> _Description of the task_:
Repeat the material verbatim. Images are excluded from the copy.

================================

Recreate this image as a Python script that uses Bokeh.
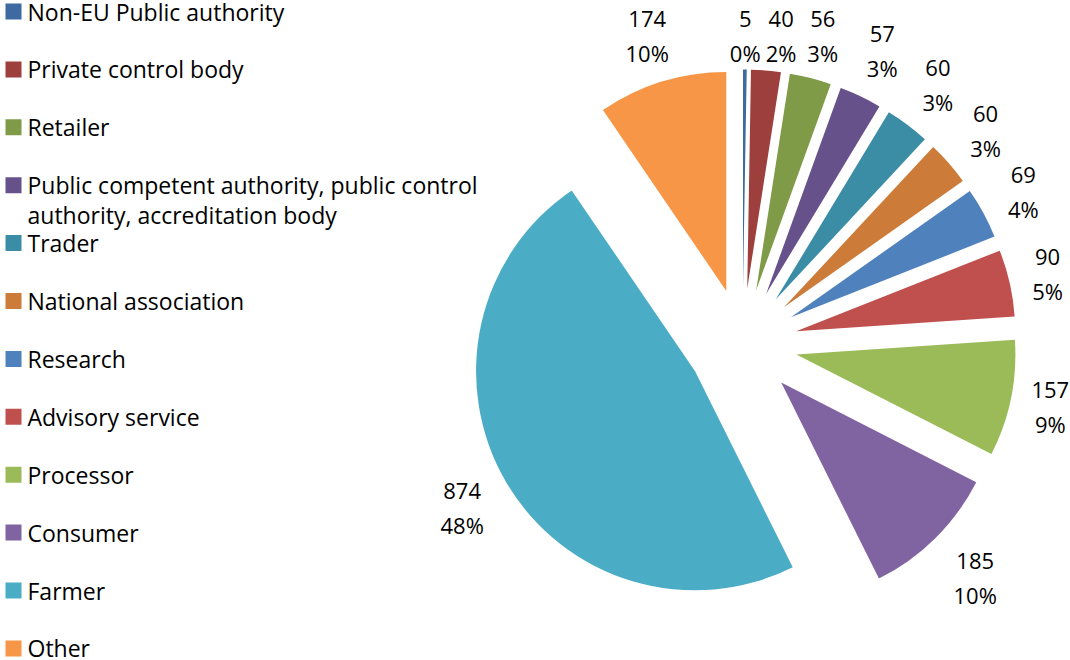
import math
from bokeh.plotting import figure
from bokeh.models import Range1d, ColumnDataSource
from bokeh.core.properties import value
from bokeh.embed import file_html
from bokeh.resources import INLINE

# ---- data ----
categories = [
    "Non-EU Public authority",
    "Private control body",
    "Retailer",
    "Public competent authority, public control\nauthority, accreditation body",
    "Trader",
    "National association",
    "Research",
    "Advisory service",
    "Processor",
    "Consumer",
    "Farmer",
    "Other",
]
counts = [5, 40, 56, 57, 60, 60, 69, 90, 157, 185, 874, 174]
colors = [
    "#3D6AA0", "#9D3F3C", "#7F9B48", "#67518A", "#3B8DA5", "#CC7B38",
    "#4F81BD", "#C0504D", "#9BBB59", "#8064A2", "#4BACC6", "#F79646",
]

# ---- layout ----
W, H = 1070, 660
CX, CY = 742, H - 343      # pie centre (data coords, y up)
R = 219                    # pie radius
EXPLODE = 55               # explosion distance
FONT = "Open Sans"
LABEL_PX = 22
LEGEND_PX = 23

total = sum(counts)


def text_w(s, px):
    return sum(0.834 if ch == "%" else 0.572 for ch in s) * px


p = figure(width=W, height=H, x_range=Range1d(0, W), y_range=Range1d(0, H),
           output_backend="svg", toolbar_location=None, min_border=0,
           x_axis_location=None, y_axis_location=None,
           outline_line_color=None, background_fill_color="white",
           border_fill_color="white")
p.xgrid.visible = False
p.ygrid.visible = False

# wedges, clockwise from 12 o'clock
xs, ys, starts, ends = [], [], [], []
lab_x, lab_y, lab_w, vals, pcts = [], [], [], [], []
cum = 0
for c in counts:
    a0 = cum / total * 2 * math.pi          # clockwise angle from top
    a1 = (cum + c) / total * 2 * math.pi
    cum += c
    mid = (a0 + a1) / 2
    ux, uy = math.sin(mid), math.cos(mid)   # data direction (y up)
    xs.append(CX + EXPLODE * ux)
    ys.append(CY + EXPLODE * uy)
    starts.append(math.pi / 2 - a1)
    ends.append(math.pi / 2 - a0)
    v = str(c)
    pc = f"{round(100 * c / total)}%"
    bw = max(text_w(v, LABEL_PX), text_w(pc, LABEL_PX))
    bh, gap = 66, 12
    dist = (R + EXPLODE + gap + abs(ux) * 40 / 2 + abs(uy) * bh / 2
            + 10 * max(0.0, -uy))
    lx = CX + dist * ux
    ly = min(CY + dist * uy, H - 35)
    # avoid overlapping the previous label
    if lab_x:
        px_, py_, pw_ = lab_x[-1], lab_y[-1], lab_w[-1]
        if abs(ly - py_) < bh and lx - px_ < (bw + pw_) / 2 + 5:
            lx = px_ + (bw + pw_) / 2 + 5
    lab_x.append(lx)
    lab_y.append(ly)
    lab_w.append(bw)
    vals.append(v)
    pcts.append(pc)

src = ColumnDataSource(dict(x=xs, y=ys, start=starts, end=ends, color=colors))
p.wedge(x="x", y="y", radius=R, start_angle="start", end_angle="end",
        fill_color="color", line_color=None, source=src)

lsrc = ColumnDataSource(dict(x=lab_x, y1=[y + 17 for y in lab_y],
                             y2=[y - 17 for y in lab_y], v=vals, pc=pcts))
for ycol, tcol in (("y1", "v"), ("y2", "pc")):
    p.text(x="x", y=ycol, text=tcol, source=lsrc, text_font=value(FONT),
           text_font_size=f"{LABEL_PX}px", text_align="center",
           text_baseline="middle", text_color="#000000")

# legend
leg_sq_x, leg_sq_y, leg_tx, leg_ty, leg_txt = [], [], [], [], []
for i, name in enumerate(categories):
    yc = H - (11 + 57.9 * i)
    leg_sq_x.append(13)
    leg_sq_y.append(yc)
    for j, line in enumerate(name.split("\n")):
        leg_tx.append(27)
        leg_ty.append(yc - 30 * j)
        leg_txt.append(line)

p.rect(x=leg_sq_x, y=leg_sq_y, width=16, height=16, width_units="screen",
       height_units="screen", fill_color=colors, line_color=None)
p.text(x=leg_tx, y=leg_ty, text=leg_txt, text_font=value(FONT),
       text_font_size=f"{LEGEND_PX}px", text_align="left",
       text_baseline="middle", text_color="#000000")

open("out.html", "w").write(file_html(p, INLINE))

================================

> _Expected answer_:
Recreate this image as a Python script that uses Bokeh.
import math
from bokeh.plotting import figure
from bokeh.models import Range1d, ColumnDataSource
from bokeh.core.properties import value
from bokeh.embed import file_html
from bokeh.resources import INLINE

# ---- data ----
categories = [
    "Non-EU Public authority",
    "Private control body",
    "Retailer",
    "Public competent authority, public control\nauthority, accreditation body",
    "Trader",
    "National association",
    "Research",
    "Advisory service",
    "Processor",
    "Consumer",
    "Farmer",
    "Other",
]
counts = [5, 40, 56, 57, 60, 60, 69, 90, 157, 185, 874, 174]
colors = [
    "#3D6AA0", "#9D3F3C", "#7F9B48", "#67518A", "#3B8DA5", "#CC7B38",
    "#4F81BD", "#C0504D", "#9BBB59", "#8064A2", "#4BACC6", "#F79646",
]

# ---- layout ----
W, H = 1070, 660
CX, CY = 742, H - 343      # pie centre (data coords, y up)
R = 219                    # pie radius
EXPLODE = 55               # explosion distance
FONT = "Open Sans"
LABEL_PX = 22
LEGEND_PX = 23

total = sum(counts)


def text_w(s, px):
    return sum(0.834 if ch == "%" else 0.572 for ch in s) * px


p = figure(width=W, height=H, x_range=Range1d(0, W), y_range=Range1d(0, H),
           output_backend="svg", toolbar_location=None, min_border=0,
           x_axis_location=None, y_axis_location=None,
           outline_line_color=None, background_fill_color="white",
           border_fill_color="white")
p.xgrid.visible = False
p.ygrid.visible = False

# wedges, clockwise from 12 o'clock
xs, ys, starts, ends = [], [], [], []
lab_x, lab_y, lab_w, vals, pcts = [], [], [], [], []
cum = 0
for c in counts:
    a0 = cum / total * 2 * math.pi          # clockwise angle from top
    a1 = (cum + c) / total * 2 * math.pi
    cum += c
    mid = (a0 + a1) / 2
    ux, uy = math.sin(mid), math.cos(mid)   # data direction (y up)
    xs.append(CX + EXPLODE * ux)
    ys.append(CY + EXPLODE * uy)
    starts.append(math.pi / 2 - a1)
    ends.append(math.pi / 2 - a0)
    v = str(c)
    pc = f"{round(100 * c / total)}%"
    bw = max(text_w(v, LABEL_PX), text_w(pc, LABEL_PX))
    bh, gap = 66, 12
    dist = (R + EXPLODE + gap + abs(ux) * 40 / 2 + abs(uy) * bh / 2
            + 10 * max(0.0, -uy))
    lx = CX + dist * ux
    ly = min(CY + dist * uy, H - 35)
    # avoid overlapping the previous label
    if lab_x:
        px_, py_, pw_ = lab_x[-1], lab_y[-1], lab_w[-1]
        if abs(ly - py_) < bh and lx - px_ < (bw + pw_) / 2 + 5:
            lx = px_ + (bw + pw_) / 2 + 5
    lab_x.append(lx)
    lab_y.append(ly)
    lab_w.append(bw)
    vals.append(v)
    pcts.append(pc)

src = ColumnDataSource(dict(x=xs, y=ys, start=starts, end=ends, color=colors))
p.wedge(x="x", y="y", radius=R, start_angle="start", end_angle="end",
        fill_color="color", line_color=None, source=src)

lsrc = ColumnDataSource(dict(x=lab_x, y1=[y + 17 for y in lab_y],
                             y2=[y - 17 for y in lab_y], v=vals, pc=pcts))
for ycol, tcol in (("y1", "v"), ("y2", "pc")):
    p.text(x="x", y=ycol, text=tcol, source=lsrc, text_font=value(FONT),
           text_font_size=f"{LABEL_PX}px", text_align="center",
           text_baseline="middle", text_color="#000000")

# legend
leg_sq_x, leg_sq_y, leg_tx, leg_ty, leg_txt = [], [], [], [], []
for i, name in enumerate(categories):
    yc = H - (11 + 57.9 * i)
    leg_sq_x.append(13)
    leg_sq_y.append(yc)
    for j, line in enumerate(name.split("\n")):
        leg_tx.append(27)
        leg_ty.append(yc - 30 * j)
        leg_txt.append(line)

p.rect(x=leg_sq_x, y=leg_sq_y, width=16, height=16, width_units="screen",
       height_units="screen", fill_color=colors, line_color=None)
p.text(x=leg_tx, y=leg_ty, text=leg_txt, text_font=value(FONT),
       text_font_size=f"{LEGEND_PX}px", text_align="left",
       text_baseline="middle", text_color="#000000")

open("out.html", "w").write(file_html(p, INLINE))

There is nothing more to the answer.